§ **Short task**: Drop the images; return everything else in the listing below exactly.

§ **Information supplied**:

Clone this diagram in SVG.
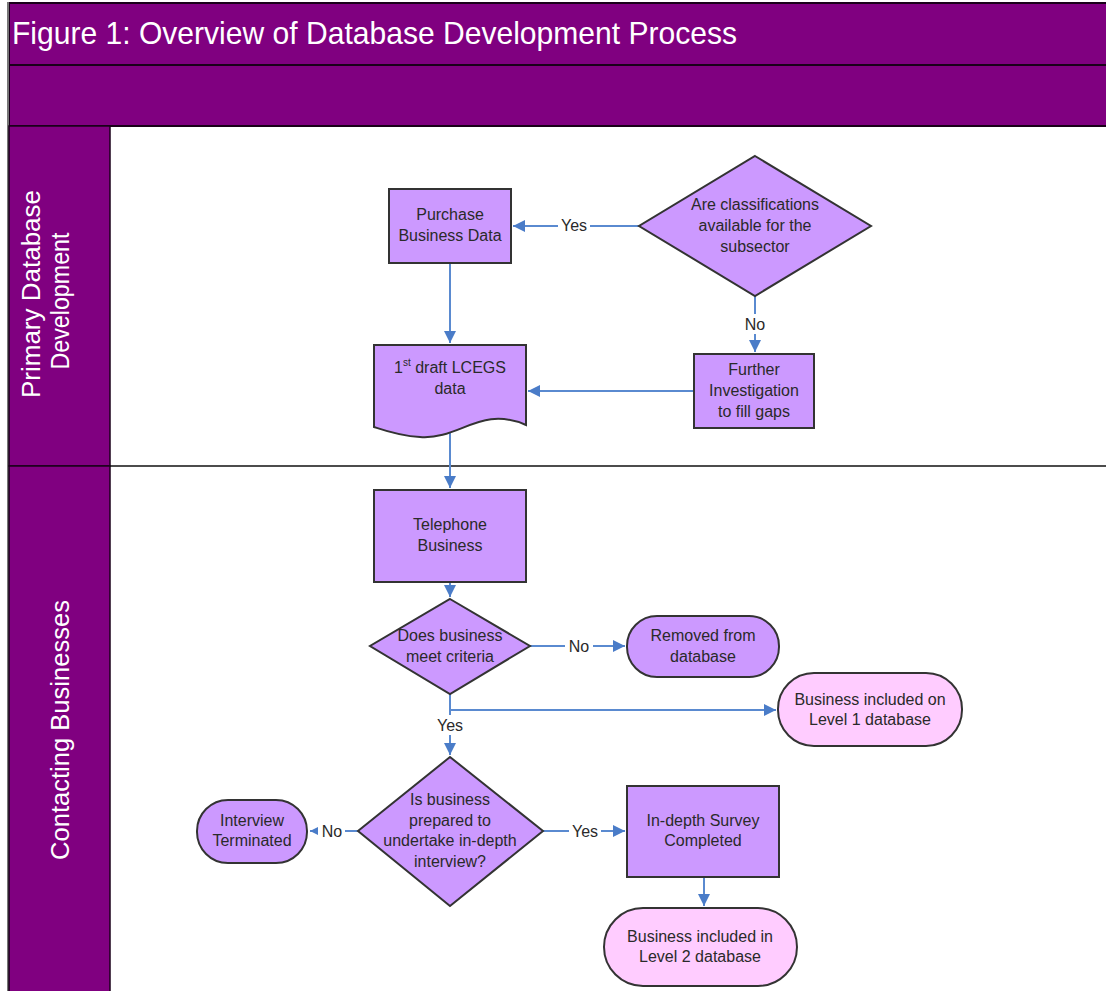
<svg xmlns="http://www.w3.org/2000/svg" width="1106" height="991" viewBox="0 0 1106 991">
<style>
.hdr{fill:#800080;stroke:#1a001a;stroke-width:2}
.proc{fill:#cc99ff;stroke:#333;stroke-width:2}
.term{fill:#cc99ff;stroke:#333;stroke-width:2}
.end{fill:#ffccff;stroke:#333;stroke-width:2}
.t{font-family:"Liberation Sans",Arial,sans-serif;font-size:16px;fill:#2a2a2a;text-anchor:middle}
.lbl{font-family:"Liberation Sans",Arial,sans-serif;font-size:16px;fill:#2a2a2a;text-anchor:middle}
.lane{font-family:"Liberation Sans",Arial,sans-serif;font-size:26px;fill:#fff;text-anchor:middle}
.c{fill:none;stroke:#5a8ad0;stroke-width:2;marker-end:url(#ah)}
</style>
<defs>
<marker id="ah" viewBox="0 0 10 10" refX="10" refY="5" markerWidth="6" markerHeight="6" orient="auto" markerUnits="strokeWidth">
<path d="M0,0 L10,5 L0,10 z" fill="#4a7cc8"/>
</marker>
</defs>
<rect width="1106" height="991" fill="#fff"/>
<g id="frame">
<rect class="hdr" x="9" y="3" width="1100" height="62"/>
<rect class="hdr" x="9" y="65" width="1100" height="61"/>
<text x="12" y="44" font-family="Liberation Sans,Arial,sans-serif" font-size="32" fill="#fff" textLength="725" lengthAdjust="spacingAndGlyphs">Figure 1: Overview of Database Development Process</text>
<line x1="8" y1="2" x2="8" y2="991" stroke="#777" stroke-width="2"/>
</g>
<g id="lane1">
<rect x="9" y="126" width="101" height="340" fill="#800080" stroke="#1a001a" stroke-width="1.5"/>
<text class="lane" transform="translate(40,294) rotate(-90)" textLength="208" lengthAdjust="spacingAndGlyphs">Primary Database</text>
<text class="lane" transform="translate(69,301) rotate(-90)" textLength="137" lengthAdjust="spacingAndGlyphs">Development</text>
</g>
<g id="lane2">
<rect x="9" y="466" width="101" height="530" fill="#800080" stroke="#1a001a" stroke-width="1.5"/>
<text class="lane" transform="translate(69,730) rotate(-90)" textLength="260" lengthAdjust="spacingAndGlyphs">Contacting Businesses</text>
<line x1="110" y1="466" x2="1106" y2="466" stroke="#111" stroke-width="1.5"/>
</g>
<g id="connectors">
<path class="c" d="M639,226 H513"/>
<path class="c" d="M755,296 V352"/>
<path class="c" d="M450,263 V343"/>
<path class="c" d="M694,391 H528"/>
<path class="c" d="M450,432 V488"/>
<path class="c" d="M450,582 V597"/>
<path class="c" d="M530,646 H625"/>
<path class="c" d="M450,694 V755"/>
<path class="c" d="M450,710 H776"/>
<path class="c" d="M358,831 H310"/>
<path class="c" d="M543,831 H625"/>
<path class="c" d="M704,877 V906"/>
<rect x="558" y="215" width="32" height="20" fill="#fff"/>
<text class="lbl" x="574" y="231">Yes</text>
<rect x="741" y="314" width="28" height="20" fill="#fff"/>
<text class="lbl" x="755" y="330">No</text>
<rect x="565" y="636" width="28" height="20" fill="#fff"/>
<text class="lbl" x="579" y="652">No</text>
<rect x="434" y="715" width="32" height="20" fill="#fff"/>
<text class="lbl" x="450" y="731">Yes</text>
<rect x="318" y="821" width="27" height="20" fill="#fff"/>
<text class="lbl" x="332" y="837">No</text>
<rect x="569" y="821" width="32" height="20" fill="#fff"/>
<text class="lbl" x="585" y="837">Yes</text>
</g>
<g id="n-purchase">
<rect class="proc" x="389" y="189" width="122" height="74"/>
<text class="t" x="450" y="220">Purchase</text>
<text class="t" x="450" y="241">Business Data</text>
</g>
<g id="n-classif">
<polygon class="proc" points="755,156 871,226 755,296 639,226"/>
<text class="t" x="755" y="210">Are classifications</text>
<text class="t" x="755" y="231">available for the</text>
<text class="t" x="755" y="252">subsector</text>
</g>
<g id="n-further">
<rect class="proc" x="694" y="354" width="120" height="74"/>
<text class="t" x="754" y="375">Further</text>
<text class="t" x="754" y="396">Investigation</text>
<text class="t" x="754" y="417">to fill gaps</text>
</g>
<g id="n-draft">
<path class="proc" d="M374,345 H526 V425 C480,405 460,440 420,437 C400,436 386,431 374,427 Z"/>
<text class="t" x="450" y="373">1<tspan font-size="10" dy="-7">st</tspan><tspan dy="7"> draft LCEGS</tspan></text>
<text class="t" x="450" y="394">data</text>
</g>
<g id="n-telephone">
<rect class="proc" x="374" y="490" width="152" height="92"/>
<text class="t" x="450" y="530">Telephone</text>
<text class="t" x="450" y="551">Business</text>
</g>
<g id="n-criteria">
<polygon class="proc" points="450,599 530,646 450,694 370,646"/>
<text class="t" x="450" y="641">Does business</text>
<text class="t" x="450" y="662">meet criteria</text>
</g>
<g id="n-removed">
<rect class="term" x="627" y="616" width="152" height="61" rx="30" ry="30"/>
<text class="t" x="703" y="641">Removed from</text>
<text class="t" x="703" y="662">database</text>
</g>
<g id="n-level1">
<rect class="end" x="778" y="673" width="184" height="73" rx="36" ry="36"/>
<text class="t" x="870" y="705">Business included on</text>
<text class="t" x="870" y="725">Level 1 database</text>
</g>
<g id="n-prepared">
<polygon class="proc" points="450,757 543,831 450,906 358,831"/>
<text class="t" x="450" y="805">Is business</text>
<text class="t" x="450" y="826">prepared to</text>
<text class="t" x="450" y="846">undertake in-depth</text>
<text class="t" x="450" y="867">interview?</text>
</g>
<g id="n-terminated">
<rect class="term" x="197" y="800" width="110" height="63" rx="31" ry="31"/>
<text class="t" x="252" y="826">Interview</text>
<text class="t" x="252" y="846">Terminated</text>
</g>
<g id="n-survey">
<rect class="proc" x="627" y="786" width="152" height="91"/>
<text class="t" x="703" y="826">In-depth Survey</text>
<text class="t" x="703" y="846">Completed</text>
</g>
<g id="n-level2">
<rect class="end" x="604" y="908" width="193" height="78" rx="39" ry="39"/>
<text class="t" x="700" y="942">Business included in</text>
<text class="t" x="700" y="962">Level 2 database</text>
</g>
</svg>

§ **Response to the task**:
Clone this diagram in SVG.
<svg xmlns="http://www.w3.org/2000/svg" width="1106" height="991" viewBox="0 0 1106 991">
<style>
.hdr{fill:#800080;stroke:#1a001a;stroke-width:2}
.proc{fill:#cc99ff;stroke:#333;stroke-width:2}
.term{fill:#cc99ff;stroke:#333;stroke-width:2}
.end{fill:#ffccff;stroke:#333;stroke-width:2}
.t{font-family:"Liberation Sans",Arial,sans-serif;font-size:16px;fill:#2a2a2a;text-anchor:middle}
.lbl{font-family:"Liberation Sans",Arial,sans-serif;font-size:16px;fill:#2a2a2a;text-anchor:middle}
.lane{font-family:"Liberation Sans",Arial,sans-serif;font-size:26px;fill:#fff;text-anchor:middle}
.c{fill:none;stroke:#5a8ad0;stroke-width:2;marker-end:url(#ah)}
</style>
<defs>
<marker id="ah" viewBox="0 0 10 10" refX="10" refY="5" markerWidth="6" markerHeight="6" orient="auto" markerUnits="strokeWidth">
<path d="M0,0 L10,5 L0,10 z" fill="#4a7cc8"/>
</marker>
</defs>
<rect width="1106" height="991" fill="#fff"/>
<g id="frame">
<rect class="hdr" x="9" y="3" width="1100" height="62"/>
<rect class="hdr" x="9" y="65" width="1100" height="61"/>
<text x="12" y="44" font-family="Liberation Sans,Arial,sans-serif" font-size="32" fill="#fff" textLength="725" lengthAdjust="spacingAndGlyphs">Figure 1: Overview of Database Development Process</text>
<line x1="8" y1="2" x2="8" y2="991" stroke="#777" stroke-width="2"/>
</g>
<g id="lane1">
<rect x="9" y="126" width="101" height="340" fill="#800080" stroke="#1a001a" stroke-width="1.5"/>
<text class="lane" transform="translate(40,294) rotate(-90)" textLength="208" lengthAdjust="spacingAndGlyphs">Primary Database</text>
<text class="lane" transform="translate(69,301) rotate(-90)" textLength="137" lengthAdjust="spacingAndGlyphs">Development</text>
</g>
<g id="lane2">
<rect x="9" y="466" width="101" height="530" fill="#800080" stroke="#1a001a" stroke-width="1.5"/>
<text class="lane" transform="translate(69,730) rotate(-90)" textLength="260" lengthAdjust="spacingAndGlyphs">Contacting Businesses</text>
<line x1="110" y1="466" x2="1106" y2="466" stroke="#111" stroke-width="1.5"/>
</g>
<g id="connectors">
<path class="c" d="M639,226 H513"/>
<path class="c" d="M755,296 V352"/>
<path class="c" d="M450,263 V343"/>
<path class="c" d="M694,391 H528"/>
<path class="c" d="M450,432 V488"/>
<path class="c" d="M450,582 V597"/>
<path class="c" d="M530,646 H625"/>
<path class="c" d="M450,694 V755"/>
<path class="c" d="M450,710 H776"/>
<path class="c" d="M358,831 H310"/>
<path class="c" d="M543,831 H625"/>
<path class="c" d="M704,877 V906"/>
<rect x="558" y="215" width="32" height="20" fill="#fff"/>
<text class="lbl" x="574" y="231">Yes</text>
<rect x="741" y="314" width="28" height="20" fill="#fff"/>
<text class="lbl" x="755" y="330">No</text>
<rect x="565" y="636" width="28" height="20" fill="#fff"/>
<text class="lbl" x="579" y="652">No</text>
<rect x="434" y="715" width="32" height="20" fill="#fff"/>
<text class="lbl" x="450" y="731">Yes</text>
<rect x="318" y="821" width="27" height="20" fill="#fff"/>
<text class="lbl" x="332" y="837">No</text>
<rect x="569" y="821" width="32" height="20" fill="#fff"/>
<text class="lbl" x="585" y="837">Yes</text>
</g>
<g id="n-purchase">
<rect class="proc" x="389" y="189" width="122" height="74"/>
<text class="t" x="450" y="220">Purchase</text>
<text class="t" x="450" y="241">Business Data</text>
</g>
<g id="n-classif">
<polygon class="proc" points="755,156 871,226 755,296 639,226"/>
<text class="t" x="755" y="210">Are classifications</text>
<text class="t" x="755" y="231">available for the</text>
<text class="t" x="755" y="252">subsector</text>
</g>
<g id="n-further">
<rect class="proc" x="694" y="354" width="120" height="74"/>
<text class="t" x="754" y="375">Further</text>
<text class="t" x="754" y="396">Investigation</text>
<text class="t" x="754" y="417">to fill gaps</text>
</g>
<g id="n-draft">
<path class="proc" d="M374,345 H526 V425 C480,405 460,440 420,437 C400,436 386,431 374,427 Z"/>
<text class="t" x="450" y="373">1<tspan font-size="10" dy="-7">st</tspan><tspan dy="7"> draft LCEGS</tspan></text>
<text class="t" x="450" y="394">data</text>
</g>
<g id="n-telephone">
<rect class="proc" x="374" y="490" width="152" height="92"/>
<text class="t" x="450" y="530">Telephone</text>
<text class="t" x="450" y="551">Business</text>
</g>
<g id="n-criteria">
<polygon class="proc" points="450,599 530,646 450,694 370,646"/>
<text class="t" x="450" y="641">Does business</text>
<text class="t" x="450" y="662">meet criteria</text>
</g>
<g id="n-removed">
<rect class="term" x="627" y="616" width="152" height="61" rx="30" ry="30"/>
<text class="t" x="703" y="641">Removed from</text>
<text class="t" x="703" y="662">database</text>
</g>
<g id="n-level1">
<rect class="end" x="778" y="673" width="184" height="73" rx="36" ry="36"/>
<text class="t" x="870" y="705">Business included on</text>
<text class="t" x="870" y="725">Level 1 database</text>
</g>
<g id="n-prepared">
<polygon class="proc" points="450,757 543,831 450,906 358,831"/>
<text class="t" x="450" y="805">Is business</text>
<text class="t" x="450" y="826">prepared to</text>
<text class="t" x="450" y="846">undertake in-depth</text>
<text class="t" x="450" y="867">interview?</text>
</g>
<g id="n-terminated">
<rect class="term" x="197" y="800" width="110" height="63" rx="31" ry="31"/>
<text class="t" x="252" y="826">Interview</text>
<text class="t" x="252" y="846">Terminated</text>
</g>
<g id="n-survey">
<rect class="proc" x="627" y="786" width="152" height="91"/>
<text class="t" x="703" y="826">In-depth Survey</text>
<text class="t" x="703" y="846">Completed</text>
</g>
<g id="n-level2">
<rect class="end" x="604" y="908" width="193" height="78" rx="39" ry="39"/>
<text class="t" x="700" y="942">Business included in</text>
<text class="t" x="700" y="962">Level 2 database</text>
</g>
</svg>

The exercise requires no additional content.